Prior to adopting a lens of peacemaking: the primary way to remain sustained or centered was through careful dosing of work environment and then escape: i.e. Work as little as possible. Spend time with people who are supportive and understanding, trying not to talk ‘shop’. For me: exercising outdoors as much as possible with hikes and bike rides. Compress and then decompress in seemingly endless cycles.
“Burnout” avoidance emerges as a primary goal. Waves of frustration bury the urgency for change.
The longer you spend with a monster, the higher the likelihood of getting eaten alive.
No one is looking for a peacemaking voice in healthcare.
As I embark on a reconciling leader journey, the application of this work to a secular healthcare landscape is largely unknown and uncharted as far as I have experienced.
It is a great gift to have no external expectations. To paraphrase Nina: my desire will fuel my transforming. I have space to allow this.
As I am transforming, I wonder: Can I lean in with curiosity, humility and openness? Can I avoid allowing my frustration and fears drive me to look for escape? Can I see as a peacemaker sees – my patients, colleagues, hospital administrators, insurance companies – in order to grow my desire for transformation inside and out?

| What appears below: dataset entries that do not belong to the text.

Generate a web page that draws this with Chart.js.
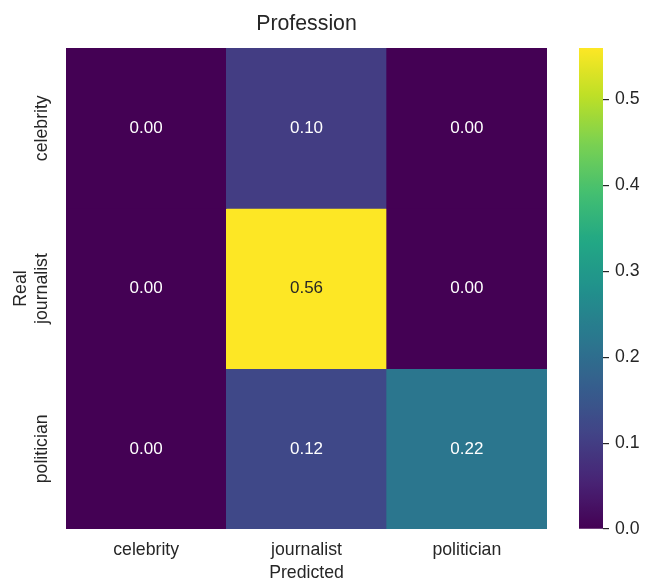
<!DOCTYPE html>
<html>
<head>
<meta charset="utf-8">
<title>Profession</title>
<script src="https://cdn.jsdelivr.net/npm/chart.js@4.4.1/dist/chart.umd.min.js"></script>
<style>
  html, body { margin: 0; padding: 0; background: #ffffff; }
  #wrap { position: relative; width: 646px; height: 587px; }
  #heat { position: absolute; left: 0; top: 0; }
  #cbar { position: absolute; left: 560px; top: 0; }
</style>
</head>
<body>
<div id="wrap">
  <canvas id="heat" width="646" height="587"></canvas>
  <canvas id="cbar" width="86" height="587"></canvas>
</div>
<script>
// Confusion matrix: rows = real class, columns = predicted class
const predictedLabels = ['celebrity', 'journalist', 'politician'];
const realLabels = ['celebrity', 'journalist', 'politician'];
const rowCelebrity  = [0.00, 0.10, 0.00];
const rowJournalist = [0.00, 0.56, 0.00];
const rowPolitician = [0.00, 0.12, 0.22];
const colorbarTicks = [0.0, 0.1, 0.2, 0.3, 0.4, 0.5];

const rows = [rowCelebrity, rowJournalist, rowPolitician];
const vmin = 0;
const vmax = Math.max(...rows.flat());

const FONT = "'Liberation Sans', Arial, 'DejaVu Sans', sans-serif";
const TEXT = '#262626';

// viridis colour map, sampled at 11 evenly spaced stops
const VIRIDIS = ['#440154', '#482475', '#414487', '#355f8d', '#2a788e', '#21918c',
                 '#22a884', '#44bf70', '#7ad151', '#bddf26', '#fde725'];
function hexToRgb(h) {
  return [parseInt(h.slice(1, 3), 16), parseInt(h.slice(3, 5), 16), parseInt(h.slice(5, 7), 16)];
}
function viridis(t) {
  t = Math.min(1, Math.max(0, t));
  const pos = t * (VIRIDIS.length - 1);
  const i = Math.min(VIRIDIS.length - 2, Math.floor(pos));
  const f = pos - i;
  const a = hexToRgb(VIRIDIS[i]), b = hexToRgb(VIRIDIS[i + 1]);
  return a.map((c, k) => Math.round(c + (b[k] - c) * f));
}
function rgbStr(c) { return `rgb(${c[0]},${c[1]},${c[2]})`; }
function norm(v) { return (v - vmin) / (vmax - vmin); }
function luminance(c) {
  const lin = c.map(x => { x /= 255; return x <= 0.03928 ? x / 12.92 : Math.pow((x + 0.055) / 1.055, 2.4); });
  return 0.2126 * lin[0] + 0.7152 * lin[1] + 0.0722 * lin[2];
}

// Each real class is one stacked dataset of unit-height cells
const datasets = rows.map((vals, r) => ({
  label: realLabels[r],
  data: vals.map(() => 1),
  values: vals,
  backgroundColor: vals.map(v => rgbStr(viridis(norm(v)))),
  borderWidth: 0,
  barPercentage: 1,
  categoryPercentage: 1
}));

// Writes the value in every cell and the rotated row labels
const cellText = {
  id: 'cellText',
  afterDatasetsDraw(chart) {
    const ctx = chart.ctx;
    ctx.save();
    ctx.font = `17px ${FONT}`;
    ctx.textAlign = 'center';
    ctx.textBaseline = 'middle';
    chart.data.datasets.forEach((ds, di) => {
      chart.getDatasetMeta(di).data.forEach((bar, i) => {
        const v = ds.values[i];
        const col = viridis(norm(v));
        ctx.fillStyle = luminance(col) < 0.408 ? '#ffffff' : TEXT;
        ctx.fillText(v.toFixed(2), bar.x, (bar.y + bar.base) / 2);
      });
    });
    ctx.restore();
  },
  afterDraw(chart) {
    const ys = chart.scales.y;
    const ctx = chart.ctx;
    ctx.save();
    ctx.font = `17.7px ${FONT}`;
    ctx.fillStyle = TEXT;
    ctx.textAlign = 'center';
    ctx.textBaseline = 'middle';
    realLabels.forEach((lab, i) => {
      ctx.save();
      ctx.translate(ys.right - 24, ys.getPixelForValue(i + 0.5));
      ctx.rotate(-Math.PI / 2);
      ctx.fillText(lab, 0, 0);
      ctx.restore();
    });
    ctx.restore();
  }
};

new Chart(document.getElementById('heat'), {
  type: 'bar',
  data: { labels: predictedLabels, datasets },
  plugins: [cellText],
  options: {
    responsive: false,
    animation: false,
    events: [],
    layout: { padding: { left: 0, right: 99, top: 0, bottom: 0 } },
    plugins: {
      legend: { display: false },
      tooltip: { enabled: false },
      title: {
        display: true,
        fullSize: false,
        text: 'Profession',
        color: TEXT,
        font: { family: FONT, size: 21.3, weight: 'normal', lineHeight: 1.2 },
        padding: { top: 11, bottom: 11.5 }
      }
    },
    scales: {
      x: {
        stacked: true,
        grid: { display: false, drawTicks: false },
        border: { display: false },
        ticks: { color: TEXT, padding: 10, font: { family: FONT, size: 17.7, lineHeight: 1.2 } },
        title: {
          display: true, text: 'Predicted', color: TEXT,
          font: { family: FONT, size: 17.7, lineHeight: 1.2 },
          padding: { top: 0, bottom: 3 }
        },
        afterFit(s) { s.height = 58; }
      },
      y: {
        stacked: true,
        reverse: true,
        min: 0,
        max: realLabels.length,
        grid: { display: false, drawTicks: false },
        border: { display: false },
        ticks: { display: false },
        title: {
          display: true, text: 'Real', color: TEXT,
          font: { family: FONT, size: 17.7, lineHeight: 1.2 },
          padding: { top: 10, bottom: 0 }
        },
        afterFit(s) { s.width = 66; }
      }
    }
  }
});

// Colour bar: one floating bar from vmin to vmax filled with the colour map
new Chart(document.getElementById('cbar'), {
  type: 'bar',
  data: {
    labels: [''],
    datasets: [{
      data: [[vmin, vmax]],
      borderWidth: 0,
      barPercentage: 1,
      categoryPercentage: 1,
      backgroundColor(c) {
        const chart = c.chart;
        if (!chart.chartArea) return VIRIDIS[0];
        const ys = chart.scales.y;
        const g = chart.ctx.createLinearGradient(0, ys.getPixelForValue(vmin), 0, ys.getPixelForValue(vmax));
        const n = 64;
        for (let k = 0; k <= n; k++) g.addColorStop(k / n, rgbStr(viridis(k / n)));
        return g;
      }
    }]
  },
  options: {
    responsive: false,
    animation: false,
    events: [],
    layout: { padding: { left: 19, right: 0, top: 48, bottom: 58 } },
    plugins: { legend: { display: false }, tooltip: { enabled: false } },
    scales: {
      x: { display: false },
      y: {
        position: 'right',
        min: vmin,
        max: vmax,
        afterBuildTicks(s) { s.ticks = colorbarTicks.map(v => ({ value: v })); },
        grid: { drawOnChartArea: false, drawTicks: true, tickLength: 6, color: TEXT, lineWidth: 1.2 },
        border: { display: false },
        ticks: {
          color: TEXT, padding: 6,
          font: { family: FONT, size: 17.7 },
          callback: v => Number(v).toFixed(1)
        },
        afterFit(s) { s.width = 43; }
      }
    }
  }
});
</script>
</body>
</html>
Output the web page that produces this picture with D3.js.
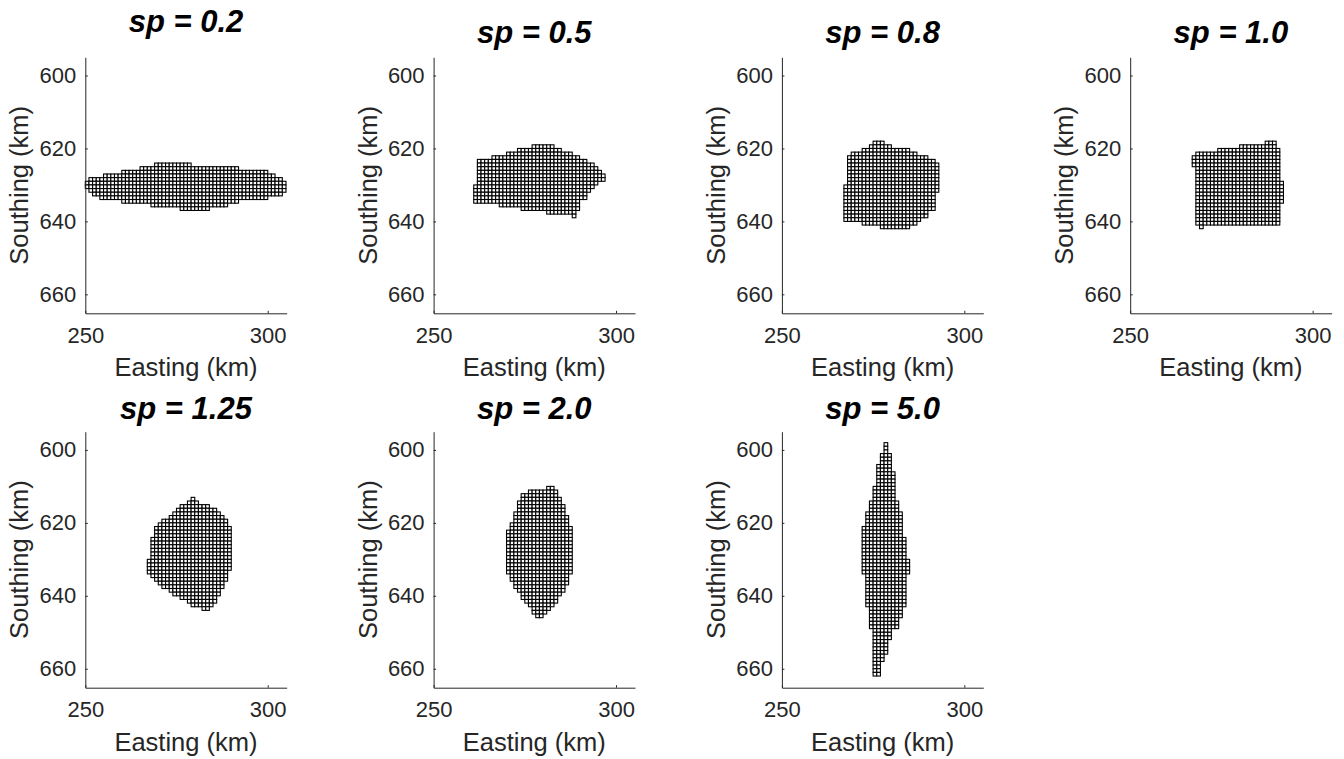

My transforming journey is uncharted, and the new centering and sustaining forces are similarly opaque.
4 comments
My friend. Thank you for this. I am drawn to similar sentiments that Lindsay and Meredith highlight. It’s stunning how, even though we were created to work, work itself can become a monster…that threatens to consume us or, simply dehumanize us. I think it’s an interesting and important word choice you’ve made here. In referring to work as a monster, you’ve dehumanized work. No judgment, just a wondering: How might you rehumanize the work associated with your vocation? And how might this shift eliminate any sacred/secular binary, simply making your work sacred?
A bit selfishly perhaps, I am looking forward to learning from you. I have heard this sort of talk from others in healthcare, and I admire you so for being willing to move into these uncharted territories.🙏
In an interesting point of consonance, I hadn’t even read your blog post when I decided that the note I needed to write myself on my bathroom mirror this week was “don’t let the job eat you alive” after I had the genuine thought on Monday of, “this job will eat me alive if I let it.” So I do deeply resonate.
I am so grateful for and encouraged by your noticing of your previous survival modes – the repetitive “compress” and “decompress” cycle. Grateful because it resonates, and encouraged because I often wonder if the naming and noticing is a very large part of the work.
I am challenged by your commitment to the ongoing and uncharted nature of this journey – I know I myself am so impatient to “arrive” and I think it’s a gift to walk this journey alongside you.
I think it is just really brave for you to swim in such uncharted waters. Listening to you talk about your work and what it is like sounds dehumanizing. Even the way you describe “compress, decompress” cycle sounds almost like the expectation is robotic.
I am so interested and curious to see where this journey leads you and how you go forward from here.